* [What the task asks]: Retype, please, the listing from its opening line through the line that contains "const pairs = (xs, ys)", both included, without the pictures.

━━━ Source excerpt ━━━

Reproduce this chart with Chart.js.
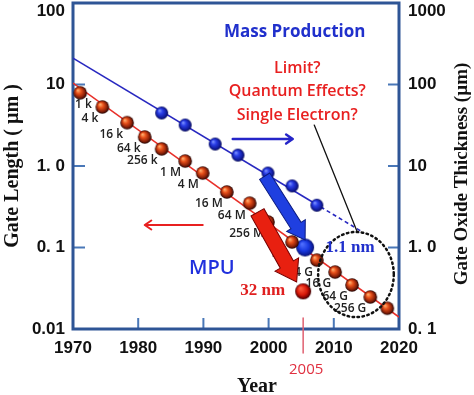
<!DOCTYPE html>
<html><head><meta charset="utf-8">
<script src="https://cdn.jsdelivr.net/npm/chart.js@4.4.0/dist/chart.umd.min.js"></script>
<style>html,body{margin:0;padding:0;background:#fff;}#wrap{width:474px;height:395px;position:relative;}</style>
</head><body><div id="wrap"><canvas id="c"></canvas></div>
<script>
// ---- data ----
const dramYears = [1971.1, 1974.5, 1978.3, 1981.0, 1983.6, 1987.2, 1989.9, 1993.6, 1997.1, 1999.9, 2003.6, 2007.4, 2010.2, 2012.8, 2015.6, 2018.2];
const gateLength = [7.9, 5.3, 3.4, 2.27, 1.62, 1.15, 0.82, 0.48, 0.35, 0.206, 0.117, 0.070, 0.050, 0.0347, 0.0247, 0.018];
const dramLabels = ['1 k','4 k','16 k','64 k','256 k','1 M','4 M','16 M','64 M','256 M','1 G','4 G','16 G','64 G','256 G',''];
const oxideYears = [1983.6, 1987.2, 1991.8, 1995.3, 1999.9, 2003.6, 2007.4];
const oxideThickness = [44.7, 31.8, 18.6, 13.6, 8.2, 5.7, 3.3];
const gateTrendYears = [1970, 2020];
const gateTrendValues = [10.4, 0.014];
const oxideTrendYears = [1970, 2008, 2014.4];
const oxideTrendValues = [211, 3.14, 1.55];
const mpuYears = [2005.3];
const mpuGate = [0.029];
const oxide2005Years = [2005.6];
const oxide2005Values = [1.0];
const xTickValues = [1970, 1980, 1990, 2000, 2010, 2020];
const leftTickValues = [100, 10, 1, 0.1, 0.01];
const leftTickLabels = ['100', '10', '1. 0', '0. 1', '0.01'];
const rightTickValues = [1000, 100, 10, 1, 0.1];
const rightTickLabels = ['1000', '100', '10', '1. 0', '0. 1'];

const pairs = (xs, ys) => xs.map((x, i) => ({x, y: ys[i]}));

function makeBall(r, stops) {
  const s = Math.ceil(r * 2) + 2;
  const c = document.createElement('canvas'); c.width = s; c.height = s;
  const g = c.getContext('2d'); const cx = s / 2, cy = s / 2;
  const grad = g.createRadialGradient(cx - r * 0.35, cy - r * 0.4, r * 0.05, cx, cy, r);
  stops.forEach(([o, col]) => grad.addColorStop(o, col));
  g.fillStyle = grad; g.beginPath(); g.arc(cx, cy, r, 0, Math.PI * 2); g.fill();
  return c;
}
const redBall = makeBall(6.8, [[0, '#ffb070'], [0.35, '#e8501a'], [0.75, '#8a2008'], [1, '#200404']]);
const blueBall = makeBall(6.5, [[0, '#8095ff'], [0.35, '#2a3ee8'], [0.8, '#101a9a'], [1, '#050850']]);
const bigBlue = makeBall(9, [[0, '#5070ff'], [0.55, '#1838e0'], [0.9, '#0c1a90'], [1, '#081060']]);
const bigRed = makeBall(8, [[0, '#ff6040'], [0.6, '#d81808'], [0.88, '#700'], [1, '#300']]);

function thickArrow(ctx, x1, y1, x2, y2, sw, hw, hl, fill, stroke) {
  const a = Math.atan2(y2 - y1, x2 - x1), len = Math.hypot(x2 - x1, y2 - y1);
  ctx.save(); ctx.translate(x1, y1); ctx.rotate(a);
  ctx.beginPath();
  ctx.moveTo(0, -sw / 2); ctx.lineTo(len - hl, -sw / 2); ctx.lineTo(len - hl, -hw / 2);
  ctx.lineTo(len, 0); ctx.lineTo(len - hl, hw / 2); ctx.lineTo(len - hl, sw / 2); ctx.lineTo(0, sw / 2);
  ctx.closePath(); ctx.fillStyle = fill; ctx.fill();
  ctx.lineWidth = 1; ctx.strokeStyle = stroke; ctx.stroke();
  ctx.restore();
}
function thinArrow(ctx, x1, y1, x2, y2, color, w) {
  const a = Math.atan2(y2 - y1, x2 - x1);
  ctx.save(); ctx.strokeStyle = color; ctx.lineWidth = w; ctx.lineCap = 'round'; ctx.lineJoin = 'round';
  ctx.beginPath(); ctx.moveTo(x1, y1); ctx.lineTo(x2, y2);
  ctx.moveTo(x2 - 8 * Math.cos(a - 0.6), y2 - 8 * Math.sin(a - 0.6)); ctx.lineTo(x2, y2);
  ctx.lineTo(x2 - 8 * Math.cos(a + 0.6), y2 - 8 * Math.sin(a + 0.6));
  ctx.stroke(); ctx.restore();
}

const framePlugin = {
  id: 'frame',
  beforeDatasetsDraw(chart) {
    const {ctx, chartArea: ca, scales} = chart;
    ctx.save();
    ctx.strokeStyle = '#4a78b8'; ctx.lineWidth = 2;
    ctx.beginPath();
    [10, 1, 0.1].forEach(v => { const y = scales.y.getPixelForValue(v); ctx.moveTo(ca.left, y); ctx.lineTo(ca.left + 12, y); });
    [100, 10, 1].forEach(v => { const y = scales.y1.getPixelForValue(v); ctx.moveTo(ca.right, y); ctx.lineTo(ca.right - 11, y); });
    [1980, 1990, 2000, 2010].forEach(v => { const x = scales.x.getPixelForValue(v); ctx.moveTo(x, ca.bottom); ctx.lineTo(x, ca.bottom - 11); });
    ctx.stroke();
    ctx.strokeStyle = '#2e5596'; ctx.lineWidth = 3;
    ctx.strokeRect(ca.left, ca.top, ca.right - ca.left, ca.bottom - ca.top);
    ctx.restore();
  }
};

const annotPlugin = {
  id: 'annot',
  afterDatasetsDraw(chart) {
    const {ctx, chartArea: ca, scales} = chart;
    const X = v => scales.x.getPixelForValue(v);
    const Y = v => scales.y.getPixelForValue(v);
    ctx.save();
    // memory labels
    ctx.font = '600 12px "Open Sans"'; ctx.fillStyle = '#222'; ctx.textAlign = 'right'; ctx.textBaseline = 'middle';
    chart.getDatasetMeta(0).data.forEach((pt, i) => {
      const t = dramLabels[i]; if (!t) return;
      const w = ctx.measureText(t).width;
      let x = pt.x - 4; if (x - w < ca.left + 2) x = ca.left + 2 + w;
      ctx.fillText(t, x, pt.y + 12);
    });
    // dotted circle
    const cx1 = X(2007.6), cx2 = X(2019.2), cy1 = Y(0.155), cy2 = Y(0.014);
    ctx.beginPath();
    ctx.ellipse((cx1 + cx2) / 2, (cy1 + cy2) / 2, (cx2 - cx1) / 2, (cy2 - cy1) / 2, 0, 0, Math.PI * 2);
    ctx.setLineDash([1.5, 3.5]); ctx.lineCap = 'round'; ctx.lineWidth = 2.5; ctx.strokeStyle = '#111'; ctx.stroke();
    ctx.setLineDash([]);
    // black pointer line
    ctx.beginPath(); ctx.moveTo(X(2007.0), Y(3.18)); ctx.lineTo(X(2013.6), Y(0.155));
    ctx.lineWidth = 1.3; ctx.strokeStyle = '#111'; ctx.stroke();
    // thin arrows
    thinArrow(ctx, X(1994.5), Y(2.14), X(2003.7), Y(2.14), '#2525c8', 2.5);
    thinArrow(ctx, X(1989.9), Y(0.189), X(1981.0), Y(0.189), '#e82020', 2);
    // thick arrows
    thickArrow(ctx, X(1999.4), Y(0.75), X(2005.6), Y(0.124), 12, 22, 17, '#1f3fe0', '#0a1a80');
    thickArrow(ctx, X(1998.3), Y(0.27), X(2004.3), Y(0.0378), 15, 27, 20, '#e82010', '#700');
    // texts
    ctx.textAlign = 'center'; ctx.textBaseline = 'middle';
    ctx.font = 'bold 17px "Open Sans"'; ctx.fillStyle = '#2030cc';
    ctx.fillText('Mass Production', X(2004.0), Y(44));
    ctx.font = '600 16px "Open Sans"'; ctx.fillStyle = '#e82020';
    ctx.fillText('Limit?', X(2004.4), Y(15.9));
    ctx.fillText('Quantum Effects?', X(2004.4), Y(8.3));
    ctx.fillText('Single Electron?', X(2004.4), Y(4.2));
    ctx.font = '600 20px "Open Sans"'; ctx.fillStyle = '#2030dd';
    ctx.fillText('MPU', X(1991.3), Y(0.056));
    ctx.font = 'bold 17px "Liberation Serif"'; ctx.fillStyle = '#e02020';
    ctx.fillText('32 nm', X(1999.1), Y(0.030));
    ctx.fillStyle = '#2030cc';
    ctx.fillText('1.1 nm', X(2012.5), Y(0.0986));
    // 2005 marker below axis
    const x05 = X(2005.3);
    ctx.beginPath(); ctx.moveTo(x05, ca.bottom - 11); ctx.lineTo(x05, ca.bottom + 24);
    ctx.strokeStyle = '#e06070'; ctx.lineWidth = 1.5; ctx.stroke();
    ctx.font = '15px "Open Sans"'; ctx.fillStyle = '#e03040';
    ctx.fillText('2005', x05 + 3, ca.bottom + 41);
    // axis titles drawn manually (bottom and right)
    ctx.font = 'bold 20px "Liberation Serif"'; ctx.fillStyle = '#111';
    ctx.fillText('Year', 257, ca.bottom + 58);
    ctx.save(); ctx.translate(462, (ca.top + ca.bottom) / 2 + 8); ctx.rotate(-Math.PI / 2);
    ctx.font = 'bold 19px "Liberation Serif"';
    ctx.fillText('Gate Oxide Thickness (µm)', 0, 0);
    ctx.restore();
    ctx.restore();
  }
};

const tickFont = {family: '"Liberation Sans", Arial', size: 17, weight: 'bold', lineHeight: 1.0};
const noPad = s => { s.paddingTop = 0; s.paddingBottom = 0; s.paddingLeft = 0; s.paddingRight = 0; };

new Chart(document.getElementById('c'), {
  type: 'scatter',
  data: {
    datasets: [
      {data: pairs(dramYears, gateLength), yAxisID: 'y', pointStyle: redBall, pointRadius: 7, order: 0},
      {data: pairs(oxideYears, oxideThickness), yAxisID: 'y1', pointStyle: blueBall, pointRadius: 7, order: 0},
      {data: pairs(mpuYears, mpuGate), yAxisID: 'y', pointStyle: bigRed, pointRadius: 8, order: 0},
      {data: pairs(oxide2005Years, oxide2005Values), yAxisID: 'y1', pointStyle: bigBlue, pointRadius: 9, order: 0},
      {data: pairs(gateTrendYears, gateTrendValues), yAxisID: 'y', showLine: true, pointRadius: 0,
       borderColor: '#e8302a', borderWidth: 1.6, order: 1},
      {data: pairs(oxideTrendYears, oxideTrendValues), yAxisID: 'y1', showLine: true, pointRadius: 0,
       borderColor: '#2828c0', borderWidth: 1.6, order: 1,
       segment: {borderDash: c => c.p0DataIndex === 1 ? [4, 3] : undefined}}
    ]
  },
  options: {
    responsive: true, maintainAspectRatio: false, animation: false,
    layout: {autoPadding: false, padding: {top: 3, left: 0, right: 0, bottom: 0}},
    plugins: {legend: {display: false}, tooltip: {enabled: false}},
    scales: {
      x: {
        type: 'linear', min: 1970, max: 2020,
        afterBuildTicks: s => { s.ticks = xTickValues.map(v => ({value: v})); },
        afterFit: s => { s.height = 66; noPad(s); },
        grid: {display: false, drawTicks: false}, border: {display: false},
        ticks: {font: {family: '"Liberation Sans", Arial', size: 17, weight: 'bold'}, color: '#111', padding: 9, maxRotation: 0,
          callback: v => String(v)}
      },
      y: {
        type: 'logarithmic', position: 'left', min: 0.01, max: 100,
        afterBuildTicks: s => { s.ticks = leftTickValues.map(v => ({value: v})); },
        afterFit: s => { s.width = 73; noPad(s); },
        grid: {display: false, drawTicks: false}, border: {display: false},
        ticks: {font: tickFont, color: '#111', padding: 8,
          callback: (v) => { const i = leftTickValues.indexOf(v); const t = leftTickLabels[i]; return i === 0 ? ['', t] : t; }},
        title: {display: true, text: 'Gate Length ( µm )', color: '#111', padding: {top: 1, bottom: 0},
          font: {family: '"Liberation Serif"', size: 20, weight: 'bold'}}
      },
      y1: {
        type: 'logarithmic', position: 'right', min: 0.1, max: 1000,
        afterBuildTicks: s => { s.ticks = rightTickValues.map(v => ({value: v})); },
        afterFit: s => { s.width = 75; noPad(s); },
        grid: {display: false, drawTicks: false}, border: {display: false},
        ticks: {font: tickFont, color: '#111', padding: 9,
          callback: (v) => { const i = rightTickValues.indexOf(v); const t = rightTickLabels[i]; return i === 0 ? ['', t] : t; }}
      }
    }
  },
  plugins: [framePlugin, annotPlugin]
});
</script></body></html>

━━━

* [Exercise result]:
Reproduce this chart with Chart.js.
<!DOCTYPE html>
<html><head><meta charset="utf-8">
<script src="https://cdn.jsdelivr.net/npm/chart.js@4.4.0/dist/chart.umd.min.js"></script>
<style>html,body{margin:0;padding:0;background:#fff;}#wrap{width:474px;height:395px;position:relative;}</style>
</head><body><div id="wrap"><canvas id="c"></canvas></div>
<script>
// ---- data ----
const dramYears = [1971.1, 1974.5, 1978.3, 1981.0, 1983.6, 1987.2, 1989.9, 1993.6, 1997.1, 1999.9, 2003.6, 2007.4, 2010.2, 2012.8, 2015.6, 2018.2];
const gateLength = [7.9, 5.3, 3.4, 2.27, 1.62, 1.15, 0.82, 0.48, 0.35, 0.206, 0.117, 0.070, 0.050, 0.0347, 0.0247, 0.018];
const dramLabels = ['1 k','4 k','16 k','64 k','256 k','1 M','4 M','16 M','64 M','256 M','1 G','4 G','16 G','64 G','256 G',''];
const oxideYears = [1983.6, 1987.2, 1991.8, 1995.3, 1999.9, 2003.6, 2007.4];
const oxideThickness = [44.7, 31.8, 18.6, 13.6, 8.2, 5.7, 3.3];
const gateTrendYears = [1970, 2020];
const gateTrendValues = [10.4, 0.014];
const oxideTrendYears = [1970, 2008, 2014.4];
const oxideTrendValues = [211, 3.14, 1.55];
const mpuYears = [2005.3];
const mpuGate = [0.029];
const oxide2005Years = [2005.6];
const oxide2005Values = [1.0];
const xTickValues = [1970, 1980, 1990, 2000, 2010, 2020];
const leftTickValues = [100, 10, 1, 0.1, 0.01];
const leftTickLabels = ['100', '10', '1. 0', '0. 1', '0.01'];
const rightTickValues = [1000, 100, 10, 1, 0.1];
const rightTickLabels = ['1000', '100', '10', '1. 0', '0. 1'];

const pairs = (xs, ys) => xs.map((x, i) => ({x, y: ys[i]}));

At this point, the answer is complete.